Small Electrical Contractors Are Adopting Dispatch Software, But Licensing Compliance Features Remain Thin
Sub-10-truck electrical shops are moving to routing and dispatch platforms to manage labor costs, yet most software still lacks state licensing compliance tools operators actually need.
Routing and dispatch software has moved well past the large fleet market. Electrical contractors running four, six, or eight trucks are now standing up platforms like Jobber, ServiceTitan, and Housecall Pro to cut windshield time and manage technician schedules without a dedicated dispatcher. The labor math is straightforward: at median electrician wages — the Bureau of Labor Statistics put the national median for electricians at $61,590 in its May 2023 occupational survey — wasted drive time is expensive fast.
What the software vendors are slower to address is the licensing layer that makes electrical work legally distinct from, say, carpet cleaning. Electrical contractors in most states must verify that the technician on a job holds the correct license classification for that scope of work. A journeyman can wire a subpanel rough-in; in many states, only a master electrician can pull the permit and sign off. Dispatch software that doesn't surface that information at the scheduling stage creates real liability exposure for the operator. For more on the topic discussed above, see Home Services Nation.
Where the Gap Shows Up in Practice
The problem isn't that these platforms lack data fields. Most will let you enter license numbers and expiration dates for each technician profile. The gap is in workflow integration. When a dispatcher assigns a job requiring a permit pull to a journeyman whose master license hasn't been entered, or whose license expired last quarter, the software typically does nothing. There's no flag, no block, no alert to a supervisor.
For general contractors this matters less — licensing requirements are broader and permit structures more forgiving in many trades. For electrical specifically, state boards enforce at the technician level. The Texas Department of Licensing and Regulation, for instance, requires that a licensed master electrician be responsible for all electrical work performed by apprentices and journeymen under that license. A dispatch software that treats all field techs as interchangeable workers doesn't map to that regulatory reality.

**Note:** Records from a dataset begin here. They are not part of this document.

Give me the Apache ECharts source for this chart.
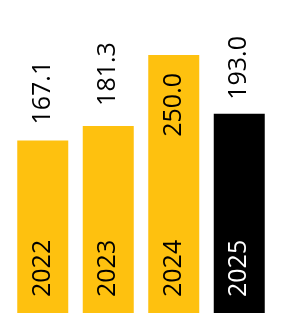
<!DOCTYPE html>
<html><head><meta charset="utf-8">
<script src="https://cdn.jsdelivr.net/npm/echarts@6/dist/echarts.min.js"></script>
<style>html,body{margin:0;padding:0;background:#fff}#c{width:281px;height:313px}</style>
</head><body><div id="c"></div>
<script>
const categories = ['2022', '2023', '2024', '2025'];
const values = [167.1, 181.3, 250.0, 193.0];
const barColors = ['#FEC10F', '#FEC10F', '#FEC10F', '#000000'];
const yearLabelColors = ['#000000', '#000000', '#000000', '#FFFFFF'];
const labelGaps = [16, 20, 18, 14];

const FONT = 'Open Sans';
const chart = echarts.init(document.getElementById('c'), null, {renderer: 'canvas'});
chart.setOption({
  animation: false,
  grid: {left: 10, right: 9, top: 55, bottom: 0},
  xAxis: {type: 'category', data: categories, show: false},
  yAxis: {type: 'value', min: 0, max: 250, show: false},
  series: [
    {
      type: 'bar',
      barWidth: 51,
      data: values.map((v, i) => {
        const d = {value: v, itemStyle: {color: barColors[i]}, label: {distance: labelGaps[i]}};
        if (v >= 250) {
          d.label = {position: 'insideTop', align: 'right', distance: labelGaps[i]};
        }
        return d;
      }),
      label: {
        show: true, position: 'top', rotate: 90, align: 'left', verticalAlign: 'middle',
        distance: 16, fontFamily: FONT, fontSize: 25, color: '#000',
        formatter: p => p.value.toFixed(1)
      }
    },
    {
      type: 'bar',
      barWidth: 51,
      barGap: '-100%',
      z: 5,
      data: values.map((v, i) => ({
        value: v, itemStyle: {color: 'rgba(0,0,0,0)'},
        label: {color: yearLabelColors[i]}
      })),
      label: {
        show: true, position: 'insideBottom', rotate: 90, align: 'left', verticalAlign: 'middle',
        distance: 16, fontFamily: FONT, fontSize: 25,
        formatter: '{b}'
      }
    }
  ]
});
</script></body></html>
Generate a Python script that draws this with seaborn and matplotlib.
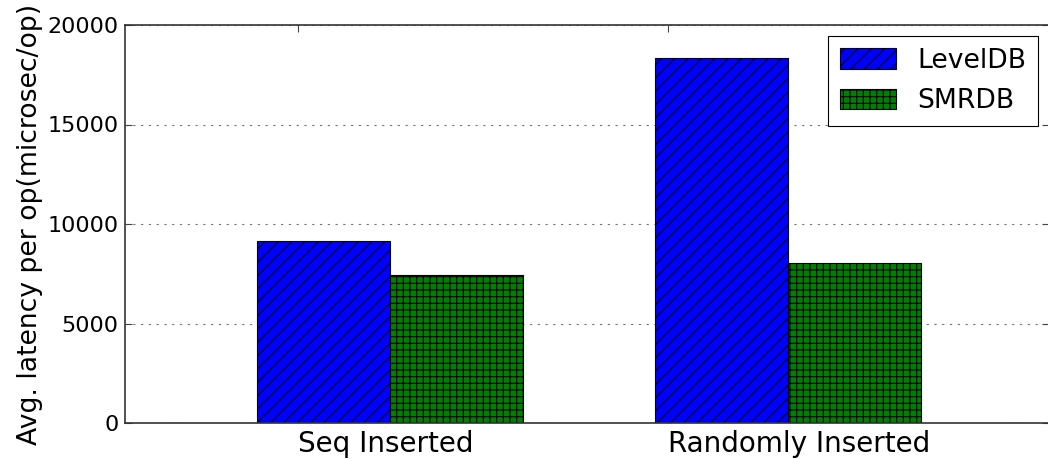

Some operators are building workarounds inside existing platforms. A shop in the mid-Atlantic market described using custom job tags in Jobber to flag permit-required work, then cross-referencing manually before dispatch. That works until someone skips the step on a busy morning.
The EV charger installation segment adds another layer. Level 2 charger installations in most states require a licensed electrician and often a permit, and several utilities now offer rebate programs that require contractor documentation as a condition of payment. Pacific Gas and Electric's EV charger incentive program, for example, requires installer credentials to be submitted with the rebate claim. If a dispatch error puts the wrong tech on a charger job, the operator may lose the rebate and face a licensing complaint.
The practical takeaway: before committing to any dispatch platform, electrical operators should test the license expiration alert system against actual state requirements for their jurisdiction. Ask the vendor specifically whether the platform can block or flag assignments based on license class and permit type. If it can't do that today, get in writing whether it's on the roadmap and when. Don't take "we'll look into it" as a roadmap commitment.